A-Streptokokken

Nach Schnelltest: Antibiotikum vom Apotheker APOTHEKE ADHOC, 05.04.2017 14:38 Uhr

Berlin - 

In einigen europäischen Ländern werden Apothekern immer mehr Aufgaben in der Primärversorgung von Patienten zu übertragen. In der Schweiz dürfen Apotheker bereits impfen und demnächst auch einige bisher verschreibungspflichtige Medikamente ohne Rezept abgeben. Auch der englische National Health Service (NHS) will Pharmazeuten künftig stärker in die Patientenversorgung einbinden.

Jedes Jahr kommen nach Angaben des NHS rund 1,2 Millionen Engländer mit Halsschmerzen zum Hausarzt. Fast zwei Drittel von ihnen erhalten dort ein Antibiotikum. Studien hätten allerdings gezeigt, dass weniger als 10 Prozent der Menschen, die über Halsschmerzen klagen, tatsächlich eine bakterielle Infektion haben.

Als Reaktion auf unnötige Hausarzt-Besuche und die nicht indizierte Verschreibung von Antibiotika bei Virusinfektionen wurde nun ein Pilotprojekt ins Leben gerufen, das Schnelltests und eine sofortigen antibiotische Behandlung im Bedarfsfall beinhaltet. Demnach sollen Patienten mit Halsschmerzen zuerst in die Apotheke vor Ort gehen. Dort wird ein Rachenabstrich gemacht und ein A-Streptokokken-Schnelltest durchgeführt. Im Falle einer bakteriellen Infektion dürfen Pharmazeuten gleich ohne ein Rezept ein Antibiotikum abgeben.

In der Tat mussten zwei Drittel der insgesamt 367 Patienten, die das Angebot bisher getestet haben, keine Antibiotika nehmen, da ihre Halsschmerzen auf eine Virusinfektion zurückzuführen waren. Würde diese Dienstleistung auf nationaler Ebene eingeführt, würden 800.000 Hausarzt-Besuche wegfallen und damit rund 34 Millionen Pfund pro Jahr eingespart, rechnen die Projektverantwortlichen vor. Das Projekt läuft über den NHS Innovation Accelerator (NIA), eine Art Innovationsfonds des National Health Service.

Ein solches Angebot in Apotheken bringt aus Sicht der Behörde mehrere Vorteile. Einerseits ist es deutlich günstiger als ein Hausarztbesuch. Hausärzte und Notfallstellen würden außerdem nicht unwesentlich entlastet. Andererseits werden dabei weniger Antibiotika verschrieben. Auch Patienten würden von der Verlagerung gewisser Leistungen in die Apotheke profitieren. Die bisherigen Patienten hätten sich positiv über die neue Dienstleistung geäußert und die Zeitersparnis gegenüber einem Hausarztbesuch betont.
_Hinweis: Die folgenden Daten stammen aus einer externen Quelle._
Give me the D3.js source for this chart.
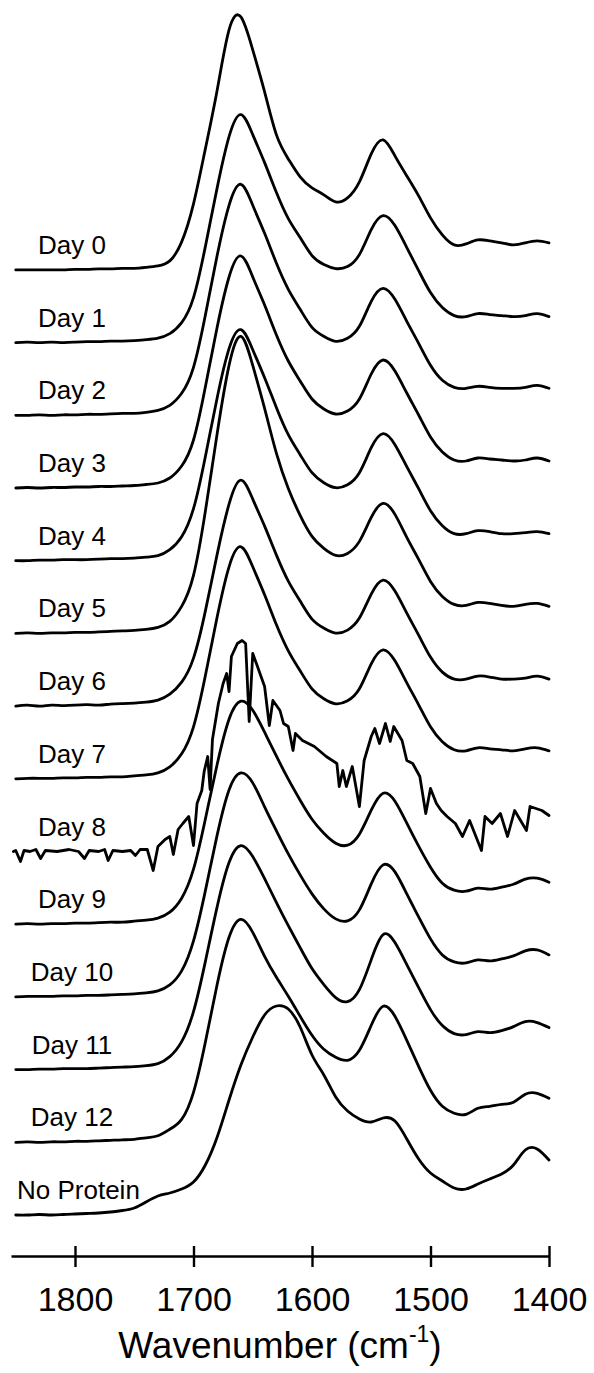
<!DOCTYPE html>
<html>
<head>
<meta charset="utf-8">
<script src="https://cdn.jsdelivr.net/npm/d3@7"></script>
<style>
  body { margin: 0; background: #fff; }
  svg { display: block; }
  text { font-family: Arial, "Liberation Sans", sans-serif; fill: #000; }
</style>
</head>
<body>
<svg id="chart" width="594" height="1373"></svg>
<script>
// Sampling grid (cm-1) shared by the smooth spectra
const wavenumbers = [1850, 1840, 1830, 1820, 1810, 1800, 1790, 1780, 1770, 1760,
  1750, 1740, 1730, 1720, 1710, 1700, 1690, 1680, 1670, 1660,
  1650, 1640, 1630, 1620, 1610, 1600, 1590, 1580, 1570, 1560,
  1550, 1540, 1530, 1520, 1510, 1500, 1490, 1480, 1470, 1460,
  1450, 1440, 1430, 1420, 1410, 1400];

// Absorbance (arbitrary units, baseline-corrected) for each sample
const absDay0 = [0, 0, 0, 0, 0, 0.5, 0.5, 1, 1, 1.5,
  1.5, 2.5, 4, 9, 28, 66, 121, 180, 240, 253,
  220, 178, 135, 111, 93, 82, 75, 68, 72, 88,
  116, 130, 114, 94, 74, 52, 35, 25, 26, 30,
  29, 27, 25, 27, 29, 27];
const absDay1 = [0, 0.5, 0, 0.5, 0, 0.5, 1, 1, 1.5, 1.5,
  2, 3, 4.5, 9, 20, 45, 96, 155, 206, 228,
  208, 180, 150, 124, 105, 87, 78, 74, 76, 88,
  113, 127, 117, 95, 72, 50, 35, 27, 26, 29,
  28, 27, 26, 27, 29, 26];
const absDay2 = [0, 0, 0.5, 0, 0.5, 0.5, 1, 1, 1.5, 2,
  2, 3, 5, 10, 22, 48, 100, 160, 210, 231,
  210, 182, 152, 126, 106, 88, 79, 74, 77, 89,
  114, 127, 116, 94, 72, 50, 35, 28, 27, 29,
  28, 27, 27, 28, 30, 27];
const absDay3 = [0, 0.5, 0, 0.5, 0.5, 1, 1, 1.5, 1.5, 2,
  2.5, 3.5, 5, 10, 22, 48, 101, 161, 211, 232,
  211, 183, 153, 127, 107, 89, 79, 74, 77, 89,
  114, 128, 117, 95, 73, 51, 36, 28, 27, 30,
  29, 28, 27, 28, 30, 27];
const absDay4 = [0, 0, 0.5, 0.5, 1, 1, 1, 1.5, 2, 2,
  2.5, 3.5, 5, 11, 24, 52, 104, 163, 212, 231,
  211, 183, 153, 126, 106, 88, 78, 73, 76, 88,
  113, 127, 116, 94, 72, 50, 35, 27, 27, 30,
  29, 27, 27, 28, 29, 27];
const absDay5 = [0, 0.5, 0, 0.5, 0.5, 1, 1, 1.5, 2, 2.5,
  3, 4, 6, 12, 27, 58, 122, 200, 268, 297,
  268, 225, 180, 145, 118, 97, 85, 78, 80, 92,
  116, 130, 119, 96, 74, 52, 37, 29, 28, 31,
  30, 28, 27, 29, 30, 27];
const absDay6 = [0, 1, 0, 1, 0.5, 1, 1.5, 1, 2, 2.5,
  3, 4, 6, 12, 24, 48, 95, 152, 202, 226,
  207, 180, 151, 125, 105, 87, 78, 73, 76, 88,
  112, 126, 115, 93, 71, 49, 34, 27, 27, 30,
  29, 27, 27, 28, 30, 27];
const absDay7 = [0, 0.5, 0.5, 0.5, 1, 1, 1.5, 1.5, 2, 2,
  3, 4, 6, 12, 25, 52, 103, 162, 212, 232,
  212, 184, 154, 128, 108, 90, 80, 75, 78, 90,
  115, 129, 118, 96, 74, 52, 37, 29, 28, 31,
  30, 29, 28, 30, 31, 28];
const absDay9 = [0, 0.5, 0, 0.5, 0.5, 1, 1, 1.5, 2, 2,
  3, 4, 6, 12, 26, 55, 105, 160, 205, 223,
  214, 192, 168, 145, 124, 105, 91, 81, 79, 90,
  114, 131, 123, 101, 78, 57, 41, 34, 33, 36,
  35, 37, 40, 45, 46, 42];
const absDay10 = [0, 0.5, 0.5, 0.5, 1, 1, 1.5, 1.5, 2, 2.5,
  3, 4, 6, 12, 26, 56, 106, 162, 207, 224,
  214, 190, 166, 143, 122, 103, 88, 78, 76, 87,
  113, 132, 125, 103, 80, 58, 42, 35, 34, 37,
  36, 38, 41, 46, 47, 42];
const absDay11 = [0, 0, 0.5, 0.5, 1, 1, 1, 1.5, 2, 2.5,
  3, 4, 6, 13, 28, 58, 108, 163, 207, 224,
  213, 191, 167, 144, 122, 101, 85, 72, 68, 80,
  110, 135, 127, 105, 82, 60, 44, 36, 35, 38,
  37, 39, 43, 48, 47, 42];
const absDay12 = [0, 0.5, 0, 0.5, 0.5, 1, 1, 1.5, 2, 2.5,
  3, 4.5, 6.5, 13, 23, 50, 100, 158, 205, 223,
  210, 186, 165, 146, 126, 107, 93, 85, 82, 92,
  117, 136, 126, 102, 76, 52, 36, 29, 28, 34,
  36, 38, 40, 48, 49, 44];
const absNoProtein = [0, 0, 0.5, 0, 0.5, 1, 1.5, 2, 3, 4.5,
  7, 13, 19, 22, 26, 33, 50, 78, 115, 150,
  178, 200, 209, 206, 188, 160, 140, 118, 104, 96,
  93, 97, 94, 76, 56, 42, 34, 27, 26, 31,
  36, 41, 50, 65, 66, 55];

// Day 8 carries sharp water-vapour lines, so it is sampled on its own finer grid
const day8Wavenumbers = [1852, 1850, 1846, 1843, 1838, 1833, 1829, 1825, 1815, 1805,
  1797, 1792, 1788, 1780, 1775, 1772, 1768, 1760, 1753, 1749,
  1745, 1739, 1734, 1730, 1724, 1720, 1717, 1713, 1709, 1704,
  1700, 1697, 1693, 1691, 1688, 1686, 1684, 1679, 1675, 1672,
  1670, 1668, 1663, 1659, 1656, 1653, 1650, 1646, 1643, 1640,
  1636, 1633, 1627, 1624, 1620, 1616, 1614, 1608, 1598, 1588,
  1579, 1577, 1574, 1571, 1566, 1560, 1556, 1550, 1547, 1543,
  1538, 1534, 1531, 1524, 1520, 1515, 1509, 1504, 1500, 1495,
  1491, 1486, 1479, 1473, 1467, 1457, 1454, 1448, 1441, 1435,
  1429, 1419, 1416, 1406, 1400];
const absDay8 = [0, 1, -10, 1, 0, 2, -7, 1, 0, 2,
  0, -7, 1, 0, 2, -9, 1, 0, 1, -4,
  2, 2, -19, 5, 12, 15, -3, 22, 28, 35,
  6, 48, 61, 80, 95, 62, 112, 148, 168, 178,
  160, 195, 208, 211, 208, 130, 198, 185, 175, 165,
  126, 151, 141, 128, 125, 101, 118, 111, 105, 95,
  88, 65, 81, 65, 85, 45, 91, 115, 123, 108,
  128, 110, 125, 111, 91, 88, 75, 38, 63, 48,
  41, 35, 28, 15, 31, 1, 35, 28, 38, 15,
  41, 21, 45, 41, 36];

const sampleLabels = ["Day 0", "Day 1", "Day 2", "Day 3", "Day 4", "Day 5", "Day 6",
  "Day 7", "Day 8", "Day 9", "Day 10", "Day 11", "Day 12", "No Protein"];

const tickValues = [1800, 1700, 1600, 1500, 1400];

// Assemble spectra top to bottom
const spectra = [
  { label: sampleLabels[0], wn: wavenumbers, abs: absDay0 },
  { label: sampleLabels[1], wn: wavenumbers, abs: absDay1 },
  { label: sampleLabels[2], wn: wavenumbers, abs: absDay2 },
  { label: sampleLabels[3], wn: wavenumbers, abs: absDay3 },
  { label: sampleLabels[4], wn: wavenumbers, abs: absDay4 },
  { label: sampleLabels[5], wn: wavenumbers, abs: absDay5 },
  { label: sampleLabels[6], wn: wavenumbers, abs: absDay6 },
  { label: sampleLabels[7], wn: wavenumbers, abs: absDay7 },
  { label: sampleLabels[8], wn: day8Wavenumbers, abs: absDay8, noisy: true },
  { label: sampleLabels[9], wn: wavenumbers, abs: absDay9 },
  { label: sampleLabels[10], wn: wavenumbers, abs: absDay10 },
  { label: sampleLabels[11], wn: wavenumbers, abs: absDay11 },
  { label: sampleLabels[12], wn: wavenumbers, abs: absDay12 },
  { label: sampleLabels[13], wn: wavenumbers, abs: absNoProtein }
];

const stackStep = 72.7;        // vertical offset between neighbouring spectra
const n = spectra.length;

const svg = d3.select("#chart");

const x = d3.scaleLinear().domain([1854, 1400]).range([11, 549]);
const y = d3.scaleLinear().domain([0, 1000]).range([1215, 215]);

const smoothLine = d3.line()
  .x(d => x(d[0]))
  .y(d => y(d[1]))
  .curve(d3.curveNatural);
const rawLine = d3.line()
  .x(d => x(d[0]))
  .y(d => y(d[1]))
  .curve(d3.curveLinear);

const traces = svg.append("g").attr("class", "spectra");

spectra.forEach((s, i) => {
  const offset = (n - 1 - i) * stackStep;
  const pts = s.wn.map((w, k) => [w, s.abs[k] + offset]);
  traces.append("path")
    .attr("d", (s.noisy ? rawLine : smoothLine)(pts))
    .attr("fill", "none")
    .attr("stroke", "#000")
    .attr("stroke-width", 2.8)
    .attr("stroke-linejoin", "round")
    .attr("stroke-linecap", "round");

  // Sample name centred over the flat baseline, kept clear of the left edge
  const label = traces.append("text")
    .attr("y", y(offset) - 16)
    .attr("font-size", 26)
    .text(s.label);
  const w = label.node().getComputedTextLength();
  label.attr("x", Math.max(17, 72 - w / 2));
});

// Wavenumber axis with ticks crossing the axis line
const axis = d3.axisBottom(x).tickValues(tickValues).tickSizeOuter(0).tickFormat(d3.format("d"));
const gAxis = svg.append("g").attr("transform", "translate(0,1256)").call(axis);
gAxis.select(".domain").attr("stroke", "#000").attr("stroke-width", 2.4);
gAxis.selectAll(".tick line").attr("y1", -10).attr("y2", 11)
  .attr("stroke", "#000").attr("stroke-width", 2.4);
gAxis.selectAll(".tick text")
  .attr("y", 55).attr("dy", 0)
  .attr("font-size", 34)
  .attr("font-family", "Arial, 'Liberation Sans', sans-serif")
  .attr("fill", "#000");

// Axis title with superscript
const title = svg.append("text")
  .attr("x", 280)
  .attr("y", 1358)
  .attr("text-anchor", "middle")
  .attr("font-size", 37);
title.append("tspan").text("Wavenumber (cm");
title.append("tspan").attr("font-size", 23).attr("dy", -16).text("-1");
title.append("tspan").attr("dy", 16).text(")");
</script>
</body>
</html>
Das Pilotprojekt passt in die Gesamtstrategie des NHS. Demnach sollen Pharmazeuten künftig mehr in die Primärversorgung eingebunden werden und Anlaufstelle bei vielen Gesundheitsfragen sein. Das geht aus dem Versorgungsplan der Behörde für die nächsten zwei Jahre, der vor Kurzem veröffentlicht wurde. Das übergeordnete Ziel: Krankenhäuser und Notaufnahmen sollen entlastet werden, indem vor allem Patienten mit Bagatellerkrankungen auf andere Versorger umgelenkt werden. Derzeit seien rund 2500 Krankenhaus-Betten mit Patienten besetzt, die eigentlich keine stationäre Behandlung benötigten.

Hierbei kommt auch Apothekern eine wichtige Rolle zu. So soll bereits in diesem Jahr damit begonnen werden, über den Electronic Prescription Service (EPS) eine nahtlose Verbindung zwischen der Notrufnummer des NHS (NHS 111) und den Notdiensten der Allgemeinärzte zu den Apotheken herzustellen. Ebenfalls im Laufe des Jahres sollen Apotheken Zugang zu Patientendaten erhalten, entweder über die Patientenakte Summary Care Record (SCR) oder lokale Dienste für den Austausch von Versorgungsdaten. Mehr als 96 Prozent der englischen Bevölkerung haben einen SCR.